Perplexed comments on Best career models for doing research?

Perplexed Jan 22, 2011, 4:32 PM
3 points

To see how resource limitation leads to temporal discounting, consider computer chess.

Why do you keep trying to argue against discounting using an example where discounting is inappropriate by definition? The objective in chess is to win. It doesn’t matter whether you win in 5 moves or 50 moves. There is no discounting. Looking at this example tells us nothing about whether we should discount future increments of utility in creating a utility function.

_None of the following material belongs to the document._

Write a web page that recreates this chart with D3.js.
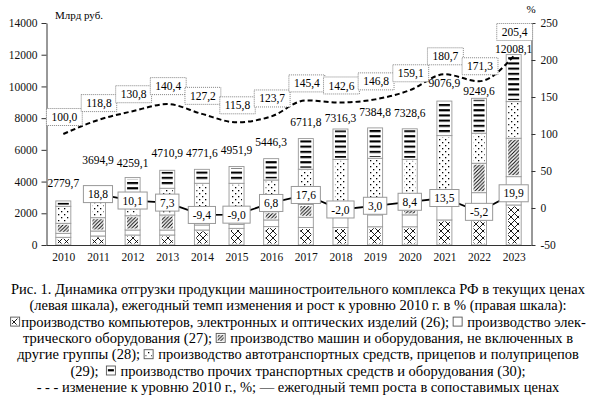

Instead, you need to look at questions like this: An agent plays go in a coffee shop. He has the choice of playing slowly, in which case the games each take an hour and he wins 70% of them. Or, he can play quickly, in which case the games each take 20 minutes, but he only wins 60% of them. As soon as one game finishes, another begins. The agent plans to keep playing go forever. He gains 1 util each time he wins and loses 1 util each time he loses.

The main decision he faces is whether he maximizes utility by playing slowly or quickly. Of course, he has infinite expected utility however he plays. You can redefine the objective to be maximizing utility flow per hour and still get a ‘rational’ solution. But this trick isn’t enough for the following extended problem:

The local professional offers go lessons. Lessons require a week of time away from the coffee-shop and a 50 util payment. But each week of lessons turns 1% of your losses into victories. Now the question is: Is it worth it to take lessons? How many weeks of lessons are optimal? The difficulty here is that we need to compare the values of a one-shot (50 utils plus a week not playing go) with the value of an eternal continuous flow (the extra fraction of games per hour which are victories rather than losses). But that is an infinite utility payoff from the lessons, and only a finite cost, right? Obviously, the right decision is to take a week of lessons. And then another week after that. And so on. Forever.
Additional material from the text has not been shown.